We received a valuation from the Head of Contemporary Paintings at Bonham’s on 15th February 2016. He valued it at £20 million, which was less than we expected having seen the recent auctions of Bacon’s work. However, Bacon’s earlier work, of which Figure Study II is an example, is not as valuable as his later work.
7: What are the insurance costs associated with this piece of art? What is it insured against, i.e. fire, flood, vandalism, etc.?
The insurance premium is £10,000 per year. We only pay this when the work is not on tour. The insurance policy is an industry standard fine art policy.
8: Are there any attendant security costs when it is on display in Kirklees, or anywhere else?
There are no additional costs. We do not wish to discuss security publicly for obvious reasons. Kirklees Museums and Galleries is an Arts Council England Accredited Museums service, which means that its standards of collections management and security meet nationally agreed standards appropriate to its collections.
9: How much Arts Council England (ACE) funding does Kirklees receive each year? How is this spent?
Kirklees Museums and Galleries is not a regularly funded Arts Council organisation. The museums service applies for grant funding for specific projects. These have to be for additional priority work which will help ACE to achieve its goals and the museums service to focus on its priorities – ACE does not fund shortfalls in local authority funding.
Over the last three years, Kirklees Museums has received £257,000 from the Arts Council’s Museums Resilience Fund. This funded improvements to interpretation at the Grade I Listed Elizabethan Oakwell Hall; created a new Shop; upgraded facilities in the Barn, which is used for room hire and weddings; and installed new gates to the Visitor Centre which were created by an artist working with the local community.
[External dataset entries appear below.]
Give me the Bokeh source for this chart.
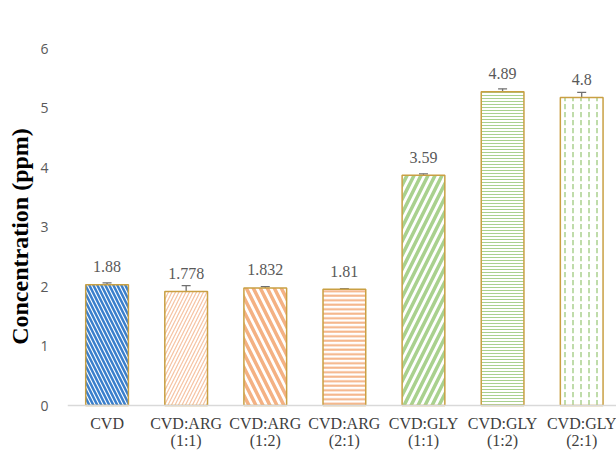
from bokeh.plotting import figure
from bokeh.models import (ColumnDataSource, Range1d, FixedTicker, Whisker, TeeHead,
                          LinearAxis, Title)
from bokeh.embed import file_html
from bokeh.resources import INLINE
from bokeh.core.properties import value

# ---- data ----
categories = ["CVD", "CVD:ARG\n(1:1)", "CVD:ARG\n(1:2)", "CVD:ARG\n(2:1)",
              "CVD:GLY\n(1:1)", "CVD:GLY\n(1:2)", "CVD:GLY\n(2:1)"]
concentration = [1.88, 1.778, 1.832, 1.81, 3.59, 4.89, 4.8]
errors = [0.03, 0.09, 0.02, 0.01, 0.02, 0.045, 0.08]
value_labels = ["1.88", "1.778", "1.832", "1.81", "3.59", "4.89", "4.8"]
y_ticks = [0, 1, 2, 3, 4, 5, 6]
y_title = "Concentration (ppm)"

# ---- styles ----
hatch_patterns = ["left_diagonal_line", "right_diagonal_line", "left_diagonal_line",
                  "horizontal_line", "right_diagonal_line", "horizontal_line", "vertical_dash"]
hatch_colors = ["#3A7FCC", "#F6C3A2", "#F4B183", "#F4B183", "#A9D18E", "#A9D18E", "#A9D18E"]
hatch_scales = [8, 7, 14, 4.5, 14, 3, 8]
hatch_weights = [2.5, 1.2, 3.5, 2, 3.5, 1, 1.5]

x = [i + 0.5 for i in range(len(categories))]
src = ColumnDataSource(dict(
    x=x, top=concentration, label=value_labels,
    upper=[c + e for c, e in zip(concentration, errors)],
    lower=[c - e for c, e in zip(concentration, errors)],
    hp=hatch_patterns, hc=hatch_colors, hs=hatch_scales, hw=hatch_weights,
))

p = figure(width=616, height=452, output_backend="svg", toolbar_location=None,
           x_range=Range1d(0, 6.94), y_range=Range1d(-0.7324, 6),
           x_axis_location=None, y_axis_location=None,
           min_border_left=63, min_border_right=0, min_border_top=20, min_border_bottom=0)
p.extra_y_ranges = {"ticks": Range1d(-0.7899, 6.4706)}
p.outline_line_color = None
p.xgrid.grid_line_color = None
p.ygrid.grid_line_color = None
p.background_fill_color = "white"
p.border_fill_color = "white"

p.vbar(x="x", top="top", bottom=0, width=0.54, source=src, fill_color="white",
       line_color="#C9A043", line_width=1.5,
       hatch_pattern="hp", hatch_color="hc", hatch_scale="hs", hatch_weight="hw")

head_u = TeeHead(size=9, line_color="#707070", line_width=1.3)
head_l = TeeHead(size=9, line_color="#707070", line_width=1.3)
p.add_layout(Whisker(base="x", upper="upper", lower="lower", source=src,
                     line_color="#707070", line_width=1.3,
                     upper_head=head_u, lower_head=head_l))

p.text(x="x", y="top", text="label", source=src, text_font=value("Liberation Serif"),
       text_font_size="16px", text_color="#595959", text_align="center",
       text_baseline="middle", y_offset=-18)

# x axis drawn at y = 0
xaxis = LinearAxis(fixed_location=0, ticker=FixedTicker(ticks=x),
                   major_label_overrides={xi: c for xi, c in zip(x, categories)})
xaxis.major_label_text_font = "Liberation Serif"
xaxis.major_label_text_font_size = "16px"
xaxis.major_label_text_color = "#404040"
xaxis.major_label_text_line_height = 1.05
xaxis.major_label_standoff = 9
xaxis.major_tick_out = 0
xaxis.major_tick_in = 0
xaxis.axis_line_color = "#D9D9D9"
xaxis.axis_line_width = 1.5
xaxis.major_tick_line_color = None
xaxis.minor_tick_line_color = None
p.add_layout(xaxis, "below")

# y axis
yaxis = LinearAxis(y_range_name="ticks", ticker=FixedTicker(ticks=y_ticks))
yaxis.major_label_text_font = "Open Sans"
yaxis.major_label_text_font_size = "14px"
yaxis.major_label_text_color = "#595959"
yaxis.major_label_standoff = 19
yaxis.major_tick_out = 0
yaxis.major_tick_in = 0
yaxis.axis_line_color = None
yaxis.major_tick_line_color = None
yaxis.minor_tick_line_color = None
p.add_layout(yaxis, "left")

# y axis title
p.add_layout(Title(text=y_title, align="center", offset=34, standoff=9,
                   text_font="Liberation Serif", text_font_style="bold",
                   text_font_size="24px", text_color="black"), "left")

open("out.html", "w").write(file_html(p, INLINE))
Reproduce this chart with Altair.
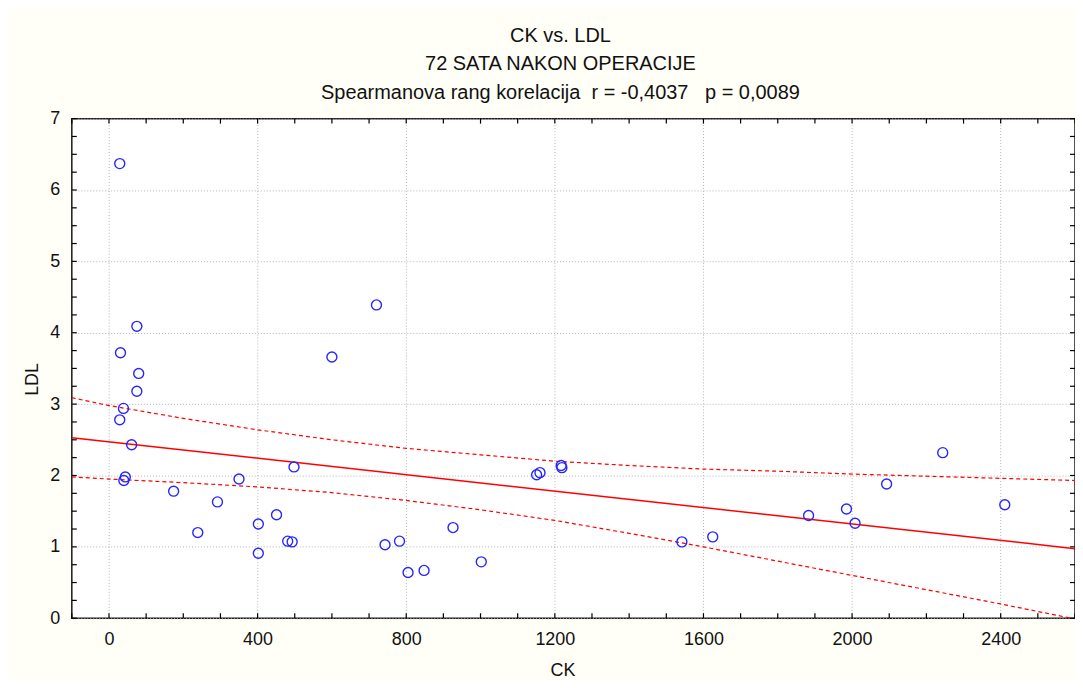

The Museums service is also part way through a two-year Arts Council funded Sustainable Collections project, which is enabling us to explore new ways to ensure that the collections are sustainable, accessible and cared for in the future. It involves working with volunteers, partners and other institutions to pilot innovative long-term solutions to the challenges faced in a climate of reduced core funding.